Outras crêem que só os bichos podem ter mais de um filho de uma só vez. Há motivos mais fúteis, como casos de índios que mataram os que nasceram com simples manchas na pele – essas crianças, segundo eles, podem trazer maldição à tribo. Os rituais de execução consistem em enterrar vivos, afogar ou enforcar os bebês. Geralmente é a própria mãe quem deve executar a criança, embora haja casos em que pode ser auxiliada pelo pajé.

Ou seja, tanto estupro como infanticídio há muito são permitidos no Brasil, desde que seus autores sejam indígenas. Mas a lei – embora tolerasse tais crimes – não previa a exceção.

Leio no Estadão de hoje que o relator do projeto de mudança no Código Penal, senador Pedro Taques (PDT-MT), apresentou o parecer preliminar, retirando do texto propostas polêmicas como a legalização do aborto e da eutanásia.
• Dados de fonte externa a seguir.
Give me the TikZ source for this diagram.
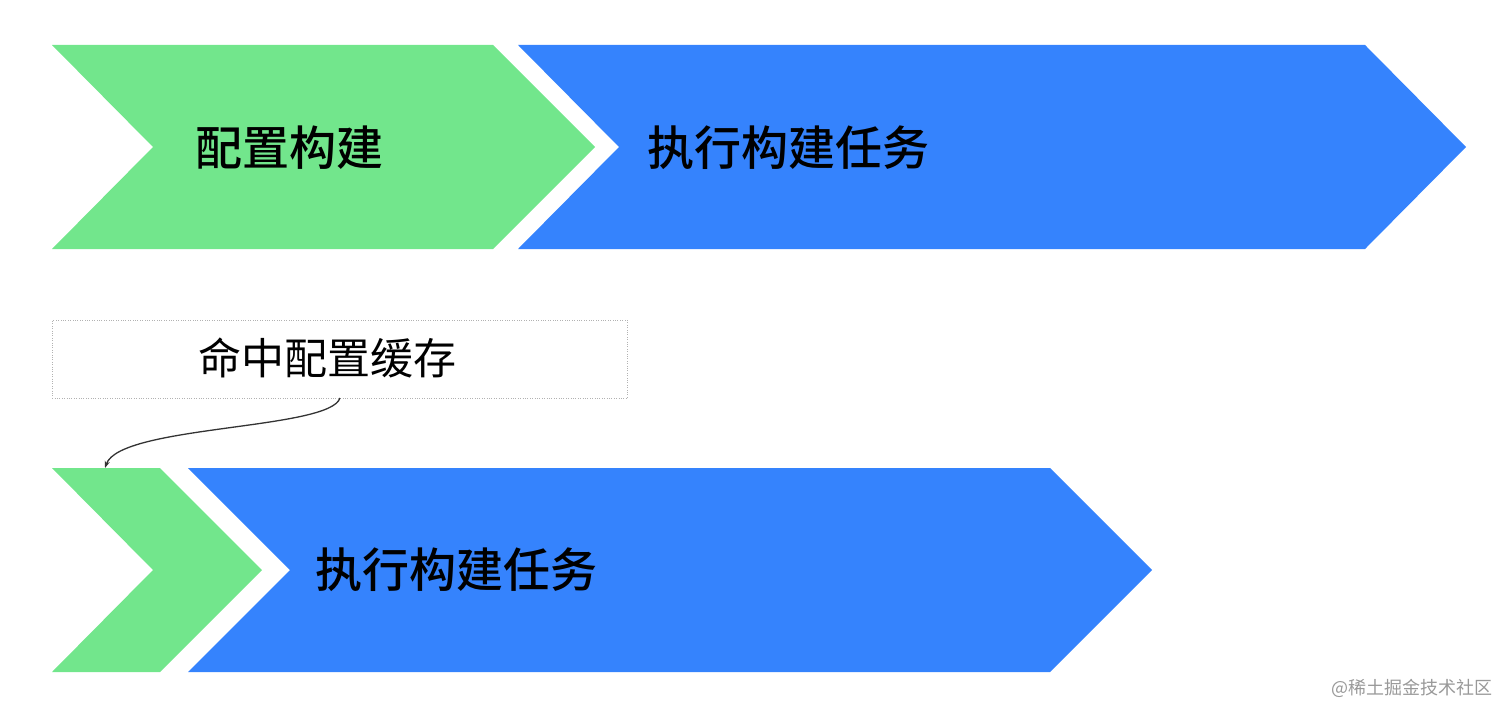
\documentclass[tikz,border=0pt]{standalone}
\usepackage{fontspec}
\newfontfamily\cjk{Noto Sans CJK SC}
\newfontfamily\cjkm{Noto Sans CJK SC Medium}
\usetikzlibrary{arrows.meta}
\definecolor{gr}{HTML}{72E68C}
\definecolor{bl}{HTML}{3583FD}
\tikzset{lbl/.style={font=\cjkm\fontsize{47}{52}\selectfont, anchor=west, inner sep=0}}
\begin{document}
\begin{tikzpicture}[x=1pt,y=-1pt]
\useasboundingbox (0,0) rectangle (1512,717);
\fill[gr] (52,45)--(493,45)--(595,147)--(493,249)--(52,249)--(153,147)--cycle;
\fill[bl] (518,45)--(1365,45)--(1466,147)--(1365,249)--(518,249)--(619,147)--cycle;
\node[lbl] (a) at (195,148) {配置构建};
\node[lbl] (b) at (647,148) {执行构建任务};
\node[draw=gray!60,dotted,minimum width=575pt,minimum height=78pt,anchor=north west,inner sep=0] (box) at (52,320) {};
\node[font=\cjk\fontsize{43}{46}\selectfont,inner sep=0] (boxt) at (327,358) {命中配置缓存};
\fill[gr] (52,468)--(160,468)--(262,570)--(160,672)--(52,672)--(153,570)--cycle;
\fill[bl] (188,468)--(1050,468)--(1152,570)--(1050,672)--(188,672)--(290,570)--cycle;
\node[lbl] (c) at (315,570) {执行构建任务};
\coordinate (s) at (340,398);
\coordinate (e) at (105,468);
\draw[gray!40!black,line width=1.3pt,-{Stealth[length=7pt,width=5pt]}] (s) .. controls (330,430) and (120,425) .. (e);
\node[font=\cjk\fontsize{18}{20}\selectfont,text=gray!80,anchor=east,inner sep=0] (w) at (1493,688) {@稀土掘金技术社区};
\end{tikzpicture}
\end{document}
Mas incluiu a tipificação da corrupção como crime hediondo e regras mais rígidas para a progressão de penas nas propostas de mudança.

"Nossa intenção é fazer um Direito Penal mais justo, mas tendo claro que o Direito Penal não é um remédio para resolver os problemas do Brasil, mas apenas um mecanismo a mais para vivermos em uma sociedade mais justa", disse Taques. Entre as alterações no texto original, o relator propõe que índios teriam redução de pena em até dois terços ou simplesmente seriam anistiados quando praticarem crimes de acordo com suas crenças, costumes e tradições.

Se faltava legalizar estupro e infanticídio no Brasil, o relator está aplainando o caminho. Se aceita sua proposta, caciques não precisarão fugir para a selva por ter estuprado brancas nem índios serão acusados de matar os próprios filhos. Desde que ajam de acordo com suas crenças, costumes e tradições.